begin

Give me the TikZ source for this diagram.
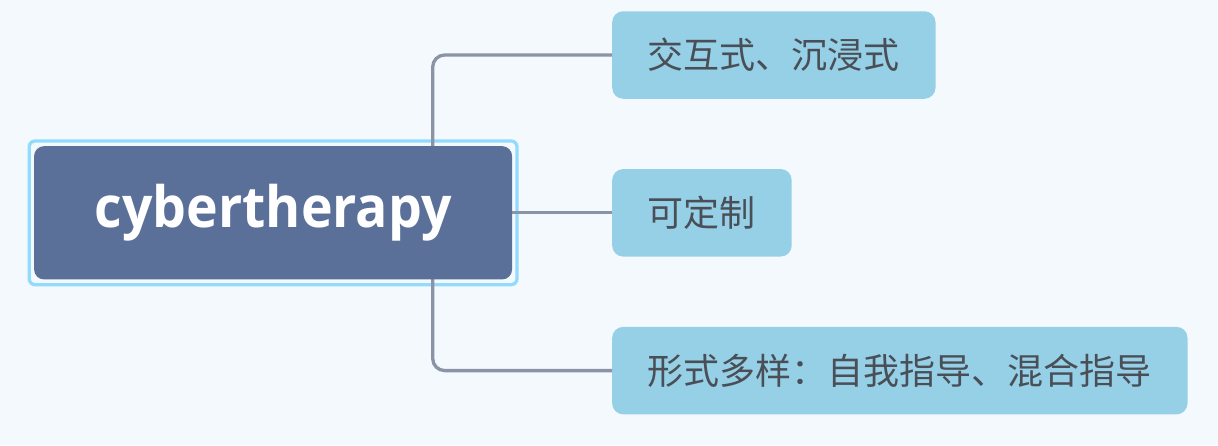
\documentclass[tikz,border=0pt]{standalone}
\usepackage{fontspec}
\setmainfont{Open Sans}
\newfontfamily\rootfont{Open Sans}[FakeStretch=0.94]
\newfontfamily\cjk{Noto Sans CJK SC}
\definecolor{bgcol}{HTML}{F4F9FD}
\definecolor{rootfill}{HTML}{5A7099}
\definecolor{selcol}{HTML}{92DBFC}
\definecolor{leaffill}{HTML}{96D0E6}
\definecolor{linkcol}{HTML}{8A94A6}
\definecolor{leaftext}{HTML}{4A4F57}
\begin{document}
\begin{tikzpicture}[x=1pt,y=-1pt,
  rootbox/.style={fill=rootfill, rounded corners=10pt, inner sep=0pt,
    minimum width=478pt, minimum height=133.3pt, text=white,
    font=\rootfont\fontsize{57}{60}\selectfont\bfseries},
  selbox/.style={draw=selcol, line width=3.3pt, rounded corners=6pt, inner sep=0pt,
    minimum width=487.9pt, minimum height=143.7pt},
  leafbox/.style={fill=leaffill, rounded corners=11pt, inner sep=0pt, anchor=west,
    minimum height=87.5pt, text=leaftext, font=\cjk\fontsize{36}{38}\selectfont},
  link/.style={draw=linkcol, line width=3.3pt, rounded corners=12pt}
]
% canvas
\fill[bgcol] (0,0) rectangle (1218,445);
\useasboundingbox (0,0) rectangle (1218,445);

% selection frame around the root topic
\node[selbox] (sel) at (273.1,212.8) {};

% branch trunk position
\coordinate (trunk) at (432.7,212.8);

% leaf topics
\node[leafbox, minimum width=323.3pt] (c1) at (612,55) {交互式、沉浸式};
\node[leafbox, minimum width=179.5pt] (c2) at (612,212.8) {可定制};
\node[leafbox, minimum width=575.3pt] (c3) at (612,370.6) {形式多样：自我指导、混合指导};

% connectors
\path[link] (trunk) |- (c1.west);
\path[link] (trunk) |- (c3.west);
\path[link] (trunk) -- (c2.west);

% root topic
\node[rootbox] (root) at (273.1,212.8) {cybertherapy};
\end{tikzpicture}
\end{document}
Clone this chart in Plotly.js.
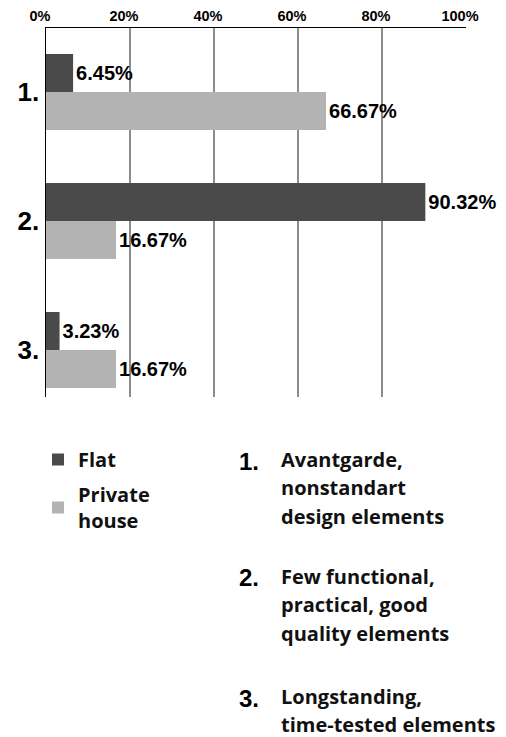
<!DOCTYPE html>
<html><head><meta charset="utf-8">
<script src="https://cdn.plot.ly/plotly-3.0.1.min.js"></script>
<style>html,body{margin:0;padding:0;background:#fff}#c{width:506px;height:737px}</style>
</head><body><div id="c"></div>
<script>
var categories = ["1.", "2.", "3."];
var seriesNames = ["Flat", "Private<br>house"];
var flatValues = [6.45, 90.32, 3.23];
var privateValues = [66.67, 16.67, 16.67];
var xTickVals = [0, 20, 40, 60, 80, 100];
var descNumbers = ["1.", "2.", "3."];
var descriptions = [
  "Avantgarde,<br>nonstandart<br>design elements",
  "Few functional,<br>practical, good<br>quality elements",
  "Longstanding,<br>time-tested elements"
];

var W = 506, H = 737, L = 46, R = 40, T = 28, B = 340;
var pw = W - L - R, ph = H - T - B;
function py(p) { return (H - B - p) / ph; }
function px(p) { return (p - L) / pw; }

var boldArial = {family: "Liberation Sans, Arial, sans-serif", weight: "bold", color: "#000"};
var textFont = {family: "Open Sans, sans-serif", weight: "bold", color: "#111", size: 20};

function fmt(v) { return v.toFixed(2) + "%"; }

var traces = [
  {type: "bar", orientation: "h", name: seriesNames[0], legendgroup: "a", y: [0,1,2], x: flatValues,
   marker: {color: "#4a4a4a"}, text: flatValues.map(fmt), textposition: "outside",
   constraintext: "none", cliponaxis: false, textfont: Object.assign({size: 20}, boldArial),
   hoverinfo: "none"},
  {type: "bar", orientation: "h", name: seriesNames[1], legendgroup: "b", y: [0,1,2], x: privateValues,
   marker: {color: "#b3b3b3"}, text: privateValues.map(fmt), textposition: "outside",
   constraintext: "none", cliponaxis: false, textfont: Object.assign({size: 20}, boldArial),
   hoverinfo: "none"}
];

var annotations = [];
var groupTops = [459, 576, 696];
var lineGap = 28.5;
var numberY = [461, 577, 698];
descriptions.forEach(function (d, i) {
  annotations.push({xref: "paper", yref: "paper", x: px(261), y: py(numberY[i]),
    xanchor: "right", yanchor: "middle", showarrow: false, text: descNumbers[i],
    font: Object.assign({size: 24}, boldArial)});
  d.split("<br>").forEach(function (line, j) {
    annotations.push({xref: "paper", yref: "paper", x: px(279), y: py(groupTops[i] + j * lineGap),
      xanchor: "left", yanchor: "middle", showarrow: false, text: line, font: textFont});
  });
});

var layout = {
  width: W, height: H,
  margin: {l: L, r: R, t: T, b: B, pad: 0},
  paper_bgcolor: "#fff", plot_bgcolor: "#fff",
  barmode: "group", bargap: 0.41, bargroupgap: 0,
  showlegend: true,
  legend: {x: px(38), y: py(440), xanchor: "left", yanchor: "top", orientation: "v",
    font: {family: "Open Sans, sans-serif", weight: "bold", size: 20, color: "#111"},
    itemsizing: "constant", tracegroupgap: 6, bgcolor: "rgba(0,0,0,0)"},
  xaxis: {side: "top", range: [0, 100], tickvals: xTickVals, ticktext: xTickVals.map(function(v){return v + "%";}),
    showgrid: true, gridcolor: "#8c8c8c", gridwidth: 1.5, zeroline: false,
    showline: true, linecolor: "#000", linewidth: 1.5, ticks: "", fixedrange: true,
    ticklabelshift: -6, tickfont: Object.assign({size: 14.5}, boldArial)},
  yaxis: {range: [2.364, -0.496], tickvals: [0,1,2], ticktext: categories,
    showgrid: false, zeroline: false, showline: true, linecolor: "#000", linewidth: 1.5,
    ticks: "", ticklabelstandoff: 0, tickfont: Object.assign({size: 26}, boldArial)},
  annotations: annotations
};

Plotly.newPlot("c", traces, layout, {displayModeBar: false, staticPlot: true});
</script></body></html>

end

» **What the exercise asks**:
Print each of the records above exactly as written, leaving no picture in the copy.

» **Output of the exercise**:
Give me the TikZ source for this diagram.
\documentclass[tikz,border=0pt]{standalone}
\usepackage{fontspec}
\setmainfont{Open Sans}
\newfontfamily\rootfont{Open Sans}[FakeStretch=0.94]
\newfontfamily\cjk{Noto Sans CJK SC}
\definecolor{bgcol}{HTML}{F4F9FD}
\definecolor{rootfill}{HTML}{5A7099}
\definecolor{selcol}{HTML}{92DBFC}
\definecolor{leaffill}{HTML}{96D0E6}
\definecolor{linkcol}{HTML}{8A94A6}
\definecolor{leaftext}{HTML}{4A4F57}
\begin{document}
\begin{tikzpicture}[x=1pt,y=-1pt,
  rootbox/.style={fill=rootfill, rounded corners=10pt, inner sep=0pt,
    minimum width=478pt, minimum height=133.3pt, text=white,
    font=\rootfont\fontsize{57}{60}\selectfont\bfseries},
  selbox/.style={draw=selcol, line width=3.3pt, rounded corners=6pt, inner sep=0pt,
    minimum width=487.9pt, minimum height=143.7pt},
  leafbox/.style={fill=leaffill, rounded corners=11pt, inner sep=0pt, anchor=west,
    minimum height=87.5pt, text=leaftext, font=\cjk\fontsize{36}{38}\selectfont},
  link/.style={draw=linkcol, line width=3.3pt, rounded corners=12pt}
]
% canvas
\fill[bgcol] (0,0) rectangle (1218,445);
\useasboundingbox (0,0) rectangle (1218,445);

% selection frame around the root topic
\node[selbox] (sel) at (273.1,212.8) {};

% branch trunk position
\coordinate (trunk) at (432.7,212.8);

% leaf topics
\node[leafbox, minimum width=323.3pt] (c1) at (612,55) {交互式、沉浸式};
\node[leafbox, minimum width=179.5pt] (c2) at (612,212.8) {可定制};
\node[leafbox, minimum width=575.3pt] (c3) at (612,370.6) {形式多样：自我指导、混合指导};

% connectors
\path[link] (trunk) |- (c1.west);
\path[link] (trunk) |- (c3.west);
\path[link] (trunk) -- (c2.west);

% root topic
\node[rootbox] (root) at (273.1,212.8) {cybertherapy};
\end{tikzpicture}
\end{document}
Clone this chart in Plotly.js.
<!DOCTYPE html>
<html><head><meta charset="utf-8">
<script src="https://cdn.plot.ly/plotly-3.0.1.min.js"></script>
<style>html,body{margin:0;padding:0;background:#fff}#c{width:506px;height:737px}</style>
</head><body><div id="c"></div>
<script>
var categories = ["1.", "2.", "3."];
var seriesNames = ["Flat", "Private<br>house"];
var flatValues = [6.45, 90.32, 3.23];
var privateValues = [66.67, 16.67, 16.67];
var xTickVals = [0, 20, 40, 60, 80, 100];
var descNumbers = ["1.", "2.", "3."];
var descriptions = [
  "Avantgarde,<br>nonstandart<br>design elements",
  "Few functional,<br>practical, good<br>quality elements",
  "Longstanding,<br>time-tested elements"
];

var W = 506, H = 737, L = 46, R = 40, T = 28, B = 340;
var pw = W - L - R, ph = H - T - B;
function py(p) { return (H - B - p) / ph; }
function px(p) { return (p - L) / pw; }

var boldArial = {family: "Liberation Sans, Arial, sans-serif", weight: "bold", color: "#000"};
var textFont = {family: "Open Sans, sans-serif", weight: "bold", color: "#111", size: 20};

function fmt(v) { return v.toFixed(2) + "%"; }

var traces = [
  {type: "bar", orientation: "h", name: seriesNames[0], legendgroup: "a", y: [0,1,2], x: flatValues,
   marker: {color: "#4a4a4a"}, text: flatValues.map(fmt), textposition: "outside",
   constraintext: "none", cliponaxis: false, textfont: Object.assign({size: 20}, boldArial),
   hoverinfo: "none"},
  {type: "bar", orientation: "h", name: seriesNames[1], legendgroup: "b", y: [0,1,2], x: privateValues,
   marker: {color: "#b3b3b3"}, text: privateValues.map(fmt), textposition: "outside",
   constraintext: "none", cliponaxis: false, textfont: Object.assign({size: 20}, boldArial),
   hoverinfo: "none"}
];

var annotations = [];
var groupTops = [459, 576, 696];
var lineGap = 28.5;
var numberY = [461, 577, 698];
descriptions.forEach(function (d, i) {
  annotations.push({xref: "paper", yref: "paper", x: px(261), y: py(numberY[i]),
    xanchor: "right", yanchor: "middle", showarrow: false, text: descNumbers[i],
    font: Object.assign({size: 24}, boldArial)});
  d.split("<br>").forEach(function (line, j) {
    annotations.push({xref: "paper", yref: "paper", x: px(279), y: py(groupTops[i] + j * lineGap),
      xanchor: "left", yanchor: "middle", showarrow: false, text: line, font: textFont});
  });
});

var layout = {
  width: W, height: H,
  margin: {l: L, r: R, t: T, b: B, pad: 0},
  paper_bgcolor: "#fff", plot_bgcolor: "#fff",
  barmode: "group", bargap: 0.41, bargroupgap: 0,
  showlegend: true,
  legend: {x: px(38), y: py(440), xanchor: "left", yanchor: "top", orientation: "v",
    font: {family: "Open Sans, sans-serif", weight: "bold", size: 20, color: "#111"},
    itemsizing: "constant", tracegroupgap: 6, bgcolor: "rgba(0,0,0,0)"},
  xaxis: {side: "top", range: [0, 100], tickvals: xTickVals, ticktext: xTickVals.map(function(v){return v + "%";}),
    showgrid: true, gridcolor: "#8c8c8c", gridwidth: 1.5, zeroline: false,
    showline: true, linecolor: "#000", linewidth: 1.5, ticks: "", fixedrange: true,
    ticklabelshift: -6, tickfont: Object.assign({size: 14.5}, boldArial)},
  yaxis: {range: [2.364, -0.496], tickvals: [0,1,2], ticktext: categories,
    showgrid: false, zeroline: false, showline: true, linecolor: "#000", linewidth: 1.5,
    ticks: "", ticklabelstandoff: 0, tickfont: Object.assign({size: 26}, boldArial)},
  annotations: annotations
};

Plotly.newPlot("c", traces, layout, {displayModeBar: false, staticPlot: true});
</script></body></html>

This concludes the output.